In conclusion, GlycA levels, integrating multiple inflammatory pathways, are higher among HIV-infected men than HIV-uninfected men and correlate well with other inflammatory and monocyte activation biomarker levels as well as with multiple measures of CT subclinical coronary atherosclerosis. Our study suggests the potential use of GlycA in CVD risk stratification in HIV patients that is similar to HIV-uninfected persons, but further study is needed in this area.

Supplementary Material

Supplement

Acknowledgements

The authors thank the staff and participants of the MACS for their important contributions. The MACS website is located at http://aidscohortstudy.org/.

Funding sources: This study is funded by the National Heart, Lung and Blood Institute (NHLBI) grant R01 HL095129 to Dr. Post. The MACS is funded by the National Institute of Allergy and Infectious Diseases (NIAID), with additional supplemental funding from the National Cancer Institute (NCI), the National Institute on Drug Abuse (NIDA), the National Institute of Mental Health (NIMH), and the NHLBI as follows: UO1-AI-35042, UL1-RR025005, UM1-AI-35043, UO1-AI-35039, UO1-AI-35040, UO1-AI-35041. Drs. Michos and Zhao are supported by the Blumenthal Scholars Program in Preventive Cardiology. Dr. Brown is supported in part by the National Institute for Allergy and Infectious Diseases (K24 AI120834). Dr Mora is supported by the NHLBI (R01HL134811 and K24 HL136852), and the National Institute of Diabetes and Digestive and Kidney Diseases (DK112940).

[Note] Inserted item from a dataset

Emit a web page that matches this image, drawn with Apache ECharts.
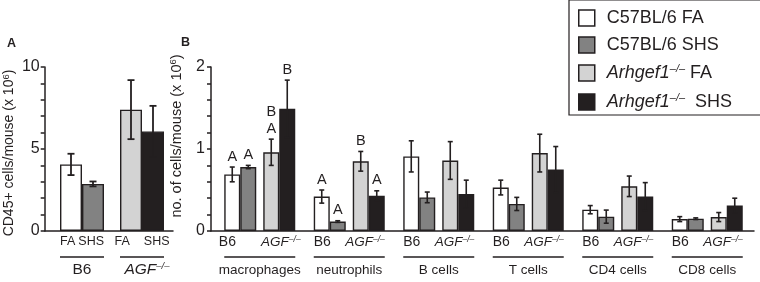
<!DOCTYPE html>
<html>
<head>
<meta charset="utf-8">
<script src="https://cdn.jsdelivr.net/npm/echarts@6/dist/echarts.min.js"></script>
<style>
  html, body { margin: 0; padding: 0; background: #fff; }
  #chart { width: 760px; height: 282px; }
</style>
</head>
<body>
<div id="chart"></div>
<script>
// Panel A: CD45+ cells/mouse (x 10^6), groups [B6, AGF-/-]
const totalGroups = ['B6', 'AGF'];
const totalFA = [4.06, 7.4];
const totalFAErr = [0.65, 1.8];
const totalSHS = [2.87, 6.07];
const totalSHSErr = [0.15, 1.56];

// Panel B: no. of cells/mouse (x 10^6) per cell type
const cellTypes = ['macrophages', 'neutrophils', 'B cells', 'T cells', 'CD4 cells', 'CD8 cells'];
const b6FA = [0.69, 0.42, 0.91, 0.53, 0.26, 0.145];
const b6FAErr = [0.09, 0.08, 0.19, 0.09, 0.05, 0.03];
const b6SHS = [0.78, 0.115, 0.41, 0.33, 0.175, 0.15];
const b6SHSErr = [0.02, 0.01, 0.065, 0.08, 0.08, 0.01];
const agfFA = [0.96, 0.85, 0.86, 0.95, 0.545, 0.17];
const agfFAErr = [0.16, 0.12, 0.23, 0.23, 0.125, 0.055];
const agfSHS = [1.49, 0.43, 0.45, 0.75, 0.42, 0.31];
const agfSHSErr = [0.35, 0.06, 0.17, 0.28, 0.17, 0.09];

// significance letters above the bars
const b6FALetters = ['A', 'A', '', '', '', ''];
const b6SHSLetters = ['A', 'A', '', '', '', ''];
const agfFALetters = ['B\nA', 'B', '', '', '', ''];
const agfSHSLetters = ['B', 'A', '', '', '', ''];

const legendNames = ['C57BL/6 FA', 'C57BL/6 SHS', 'Arhgef1 FA', 'Arhgef1 SHS'];

const font = 'Liberation Sans';
const ink = '#231f20';
const colors = ['#ffffff', '#828282', '#d3d3d3', '#231f20'];

const barWA = 22;
const barWB = 16;
const gapWB = 7;
const offsetsA = [-barWA / 2, barWA / 2];
const offsetsB = [
  -(gapWB / 2 + barWB * 1.5),
  -(gapWB / 2 + barWB / 2),
  gapWB / 2 + barWB / 2,
  gapWB / 2 + barWB * 1.5,
];

const ts = (extra) => Object.assign({ fontFamily: font, color: ink }, extra);

function errorBars(rows, offsets, cap, lw) {
  return function (params, api) {
    const cat = api.value(0);
    const mean = api.value(1);
    const err = api.value(2);
    const slot = api.value(3);
    const x = api.coord([cat, mean])[0] + offsets[slot];
    const hi = api.coord([cat, mean + err])[1];
    const lo = api.coord([cat, mean - err])[1];
    const st = { stroke: ink, lineWidth: lw };
    const kids = [
      { type: 'line', shape: { x1: x, y1: hi, x2: x, y2: lo }, style: st },
      { type: 'line', shape: { x1: x - cap / 2, y1: hi, x2: x + cap / 2, y2: hi }, style: st },
      { type: 'line', shape: { x1: x - cap / 2, y1: lo, x2: x + cap / 2, y2: lo }, style: st },
    ];
    const letter = rows[params.dataIndex].letter;
    if (letter) {
      kids.push({
        type: 'text',
        style: {
          text: letter, x: x, y: hi - 2, align: 'center', verticalAlign: 'bottom',
          fontFamily: font, fontSize: 14.5, lineHeight: 17, fill: ink,
        },
      });
    }
    return { type: 'group', children: kids };
  };
}

const rowsA = [];
totalGroups.forEach((g, i) => {
  rowsA.push({ cat: i, mean: totalFA[i], err: totalFAErr[i], slot: 0, letter: '' });
  rowsA.push({ cat: i, mean: totalSHS[i], err: totalSHSErr[i], slot: 1, letter: '' });
});

const rowsB = [];
const setsB = [
  [b6FA, b6FAErr, b6FALetters],
  [b6SHS, b6SHSErr, b6SHSLetters],
  [agfFA, agfFAErr, agfFALetters],
  [agfSHS, agfSHSErr, agfSHSLetters],
];
setsB.forEach(([vals, errs, letters], s) => {
  vals.forEach((v, i) => rowsB.push({ cat: i, mean: v, err: errs[i], slot: s, letter: letters[i] }));
});

const chart = echarts.init(document.getElementById('chart'));

const supStyle = (size, raise, lh) => ts({ fontSize: size, fontStyle: 'italic', padding: [0, 0, raise, 0], lineHeight: lh });
const isWhole = (v, step) => Math.abs(v / step - Math.round(v / step)) < 1e-6;

// tick marks every 1 (A) / 0.2 (B), labels only on the round ones
const tickStyle = { show: true, inside: false, length: 4, lineStyle: { color: ink, width: 1.5 } };

const option = {
  animation: false,
  backgroundColor: '#fff',
  title: [
    { text: 'A', left: 7, top: 37, padding: 0, textStyle: ts({ fontSize: 12.5, fontWeight: 'bold' }) },
    { text: 'B', left: 181, top: 36, padding: 0, textStyle: ts({ fontSize: 12.5, fontWeight: 'bold' }) },
  ],
  legend: {
    data: legendNames,
    orient: 'vertical',
    left: 569,
    top: 0,
    padding: [9, 30, 3, 9],
    itemWidth: 16,
    itemHeight: 16,
    itemGap: 9,
    icon: 'rect',
    borderColor: ink,
    borderWidth: 1.2,
    backgroundColor: '#fff',
    itemStyle: { borderColor: ink, borderWidth: 1.5 },
    formatter: (name) => {
      const parts = name.split(' ');
      if (parts[0] === 'Arhgef1') {
        return '{pad|}{it|Arhgef1}{sup|–/–}{tx|' + (parts[1] === 'SHS' ? '  SHS' : ' FA') + '}';
      }
      return '{pad|}{tx|' + name + '}';
    },
    textStyle: ts({
      fontSize: 18,
      rich: {
        pad: { width: 7 },
        tx: ts({ fontSize: 18, lineHeight: 18 }),
        it: ts({ fontSize: 18, fontStyle: 'italic', lineHeight: 18 }),
        sup: supStyle(11, 9, 18),
      },
    }),
  },
  grid: [
    { left: 43, top: 67, width: 130, height: 164 },
    { left: 52, top: 67, width: 120, height: 164 },
    { left: 211, top: 67, width: 543, height: 164 },
    { left: 215, top: 67, width: 537, height: 164 },
  ],
  xAxis: [
    {
      gridIndex: 0, type: 'category', data: [''],
      axisLine: { lineStyle: { color: ink, width: 1.5 } },
      axisTick: { show: false }, axisLabel: { show: false },
    },
    {
      gridIndex: 1, type: 'category', data: totalGroups,
      axisLine: { show: false }, axisTick: { show: false },
      axisLabel: {
        interval: 0, margin: 4,
        formatter: (v) => '{f|FA}{h|SHS}\n{hr|}\n' + (v === 'B6' ? '{gb|B6}' : '{sp|}{ga|AGF}{gs|–/–}'),
        rich: {
          f: ts({ fontSize: 12.5, align: 'left', lineHeight: 14 }),
          h: ts({ fontSize: 12.5, align: 'right', lineHeight: 14 }),
          hr: { width: 44, height: 0, borderColor: ink, borderWidth: 1.5, lineHeight: 16 },
          gb: ts({ fontSize: 15.5, lineHeight: 10 }),
          sp: { width: 10, lineHeight: 10 },
          ga: ts({ fontSize: 15.5, fontStyle: 'italic', lineHeight: 10 }),
          gs: supStyle(9.5, 7, 10),
        },
      },
    },
    {
      gridIndex: 2, type: 'category', data: [''],
      axisLine: { lineStyle: { color: ink, width: 1.5 } },
      axisTick: { show: false }, axisLabel: { show: false },
    },
    {
      gridIndex: 3, type: 'category', data: cellTypes,
      axisLine: { show: false }, axisTick: { show: false },
      axisLabel: {
        interval: 0, margin: 4,
        formatter: (v) => '{b|B6}{a|AGF}{s|–/–}\n{hr|}\n{g|' + v + '}',
        rich: {
          b: ts({ fontSize: 14, align: 'left', lineHeight: 15 }),
          a: ts({ fontSize: 13.5, fontStyle: 'italic', align: 'right', lineHeight: 15 }),
          s: Object.assign(supStyle(8.5, 6, 15), { align: 'right' }),
          hr: { width: 71, height: 0, borderColor: ink, borderWidth: 1.5, lineHeight: 14 },
          g: ts({ fontSize: 13.5, lineHeight: 13 }),
        },
      },
    },
  ],
  yAxis: [
    {
      gridIndex: 0, type: 'value', min: 0, max: 10, interval: 1,
      name: 'CD45+ cells/mouse (x 10{s|6})',
      nameLocation: 'middle', nameGap: 25,
      nameTextStyle: ts({
        fontSize: 14, padding: [0, 8, 0, 0],
        rich: { s: ts({ fontSize: 9.5, padding: [0, 0, 7, 0], lineHeight: 14 }) },
      }),
      axisLine: { show: true, lineStyle: { color: ink, width: 1.5 } },
      axisTick: tickStyle,
      splitLine: { show: false },
      axisLabel: ts({ show: true, fontSize: 16, margin: 5, formatter: (v) => (isWhole(v, 5) ? String(v) : '') }),
    },
    { gridIndex: 1, type: 'value', min: 0, max: 10, show: false, splitLine: { show: false } },
    {
      gridIndex: 2, type: 'value', min: 0, max: 2, interval: 0.2,
      name: 'no. of cells/mouse (x 10{s|6})',
      nameLocation: 'middle', nameGap: 26,
      nameTextStyle: ts({
        fontSize: 14.5, padding: [0, 0, 0, 26],
        rich: { s: ts({ fontSize: 9.5, padding: [0, 0, 7, 0], lineHeight: 14 }) },
      }),
      axisLine: { show: true, lineStyle: { color: ink, width: 1.5 } },
      axisTick: tickStyle,
      splitLine: { show: false },
      axisLabel: ts({ show: true, fontSize: 16, margin: 6, formatter: (v) => (isWhole(v, 1) ? String(Math.round(v)) : '') }),
    },
    { gridIndex: 3, type: 'value', min: 0, max: 2, show: false, splitLine: { show: false } },
  ],
  series: [
    {
      type: 'bar', name: 'total FA', xAxisIndex: 1, yAxisIndex: 1,
      barWidth: barWA, barGap: '0%',
      data: totalFA.map((v, i) => ({ value: v, itemStyle: { color: colors[i * 2] } })),
      itemStyle: { borderColor: ink, borderWidth: 1.4 },
    },
    {
      type: 'bar', name: 'total SHS', xAxisIndex: 1, yAxisIndex: 1,
      barWidth: barWA, barGap: '0%',
      data: totalSHS.map((v, i) => ({ value: v, itemStyle: { color: colors[i * 2 + 1] } })),
      itemStyle: { borderColor: ink, borderWidth: 1.4 },
    },
    {
      type: 'custom', name: 'total err', xAxisIndex: 1, yAxisIndex: 1, z: 5, clip: false,
      renderItem: errorBars(rowsA, offsetsA, 7, 1.8),
      data: rowsA.map((r) => [r.cat, r.mean, r.err, r.slot]),
    },
    {
      type: 'bar', name: legendNames[0], xAxisIndex: 3, yAxisIndex: 3,
      barWidth: barWB, barGap: '0%', data: b6FA,
      itemStyle: { color: colors[0], borderColor: ink, borderWidth: 1.4 },
    },
    {
      type: 'bar', name: legendNames[1], xAxisIndex: 3, yAxisIndex: 3,
      barWidth: barWB, barGap: '0%', data: b6SHS,
      itemStyle: { color: colors[1], borderColor: ink, borderWidth: 1.4 },
    },
    {
      type: 'bar', name: 'spacer', xAxisIndex: 3, yAxisIndex: 3,
      barWidth: gapWB, barGap: '0%', data: cellTypes.map(() => null),
    },
    {
      type: 'bar', name: legendNames[2], xAxisIndex: 3, yAxisIndex: 3,
      barWidth: barWB, barGap: '0%', data: agfFA,
      itemStyle: { color: colors[2], borderColor: ink, borderWidth: 1.4 },
    },
    {
      type: 'bar', name: legendNames[3], xAxisIndex: 3, yAxisIndex: 3,
      barWidth: barWB, barGap: '0%', data: agfSHS,
      itemStyle: { color: colors[3], borderColor: ink, borderWidth: 1.4 },
    },
    {
      type: 'custom', name: 'cell err', xAxisIndex: 3, yAxisIndex: 3, z: 5, clip: false,
      renderItem: errorBars(rowsB, offsetsB, 5, 1.6),
      data: rowsB.map((r) => [r.cat, r.mean, r.err, r.slot]),
    },
  ],
};

chart.setOption(option);
</script>
</body>
</html>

Role of the Sponsor: This work was funded by grants from the NIH, but the funding source had no input in writing or design of manuscript.

Footnotes

Disclosures: Dr. Brown has served as a consultant to Gilead Sciences, Merck, BMS, EMD-Serono, and Theratechnologies. Dr. Budoff has received research funds from GE Healthcare. Dr. Otvos is employed by LabCorp (formally LipoScence). Dr. Mora has received research grant support from Atherotech Diagnostics, and has received consulting fees from Quest Diagnostics for work outside the current study. Dr. Mora has a patent application on the use of GlycA for predicting risk of colorectal cancer. No other authors report any conflicts.